Angst!

Jun. 29th, 2008 09:51 pm
lady_windermere: Spike profile (Hiding from reality)
[personal profile] lady_windermere
I was out for a meal with David yesterday, we went to a lovely place called The Village Rest in Luss. As usual, we both had the steak pie, a real plateful, with lots of stake pie, a selection of vegetables, boiled potatoes and chips. I couldn't quite finish it all, and made to put my knife and fork on the plate to signal that I was finished. The knife fell onto my lap, staining my clothes with gravy, then proceeded to fall on the floor. I bent down between the tables to pick it up, and hit my head on the table next to us. I now have a lump on my forehead, that is sore to touch. Not the best end to the meal.

I have been chatting to [livejournal.com profile] erin_starlight in comments, and it got me thinking over just what is getting me so much about the latest episodes of Dr Who, the Buffy Comic, and the Angel comic. I think that I know what it is. I don't like the sentimental twaddle of these (epic) tragic, doomed, ill fated, love stories. The stuff of shipper wars and character bashing in fandom. I do think I have my reasons.

The first boy I dated, when I was fifteen, I was all doe eyed and sure I had found my soulmate. I had the dreams of being a child bride, and us going and living together happily ever after. Our parents both went to the same meeting, and decided we were too young. They split us up. Yes I did the whole angst laden poetry, dreamed about getting back together, all the things that a romantic teenager does. When I was seventeen, I found out that he had died, suddently. He was eighteen. I of course went into shock. It pretty much knocked all those teenage romantic dreams out of my head. Maybe I did become a little bitter and cynical.
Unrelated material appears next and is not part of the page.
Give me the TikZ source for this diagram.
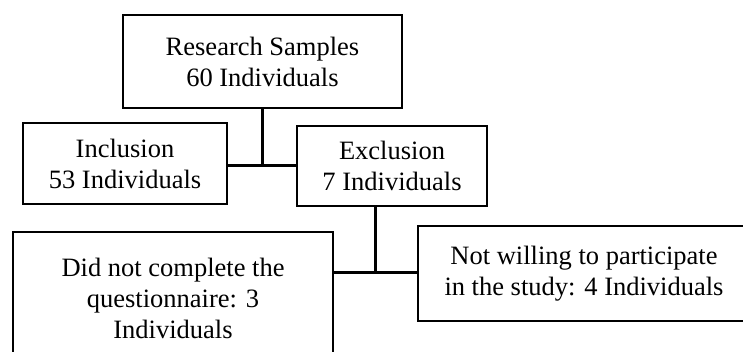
\documentclass[tikz,border=0pt]{standalone}
\usepackage{fontspec}
\setmainfont{Liberation Serif}

\begin{document}
\begin{tikzpicture}[x=0.5pt,y=-0.5pt,
  box/.style={rectangle,draw=black,line width=1pt,align=center,inner sep=0pt,
    font=\fontsize{13.25}{15.5}\selectfont},
  link/.style={draw=black,line width=1.5pt}]
\useasboundingbox (0,0) rectangle (743,352);
\clip (0,0) rectangle (743,352);
\node[box,minimum width=139.5pt,minimum height=46.5pt] (samples) at (262.5,61.5) {Research Samples\\60 Individuals};
\node[box,minimum width=102pt,minimum height=40.5pt]   (incl)    at (125,163.5)  {Inclusion\\53 Individuals};
\node[box,minimum width=95pt,minimum height=40pt]      (excl)    at (392,166)    {Exclusion\\7 Individuals};
\node[box,minimum width=160pt,minimum height=66pt]     (didnot)  at (173,298)    {Did not complete the\\questionnaire: 3\\Individuals};
\node[box,minimum width=166pt,minimum height=47.5pt]   (notwill) at (584,273.5)  {Not willing to participate\\in the study: 4 Individuals};
\coordinate (j1) at (262.5,166);
\coordinate (j2) at (375,272);
\draw[link] (samples.south) -- (j1);
\draw[link] (incl.east |- j1) -- (excl.west |- j1);
\draw[link] (excl.south -| j2) -- (j2);
\draw[link] (didnot.east |- j2) -- (notwill.west |- j2);
\end{tikzpicture}
\end{document}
I meet Michael when I was 25, and we got married when I was 27. He died when I was 30, he was 35. So I watch these (epic) love stories with eyes that have seen it all before. I was the romantic, but I think that all my romantic notions have been knocked out of me. To me, the writers are just playing with emotions, and in some cases, it comes across as quite cheap, and false

(no subject)

Date: 2008-06-30 08:24 pm (UTC)
From: [identity profile] elsinorelane.livejournal.com
supernatural really did handle the deaths of loved ones well. i'd love for sam to be happy (and not mourning for years, like you mentioned), but at the same time, the angst jess's death added to the show makes it that much better, and in a way, i'm glad that the writers didn't let that go. the constant little reminders are all too realistic. and even maddie, and how what happened between them affected sam, was really, really well done.

(no subject)

Date: 2008-06-30 08:32 pm (UTC)
From: [identity profile] http://users.livejournal.com/woman_of_/
Very true, the scenes with Sam mourning for Jess added something to the show and the character. It gave both depth. I honestly didn't expect the same for Madison, I have to be honest, but in the next episode, Dean does take Sam to LA to relax afterwards. That they ended up in the middle of another hunt was expected, after all it is a fantasy/Adventure programme. "Hollywood Babylon" is not a favourite of mine I have to admit, Dean just seems a little off, character wise in that one!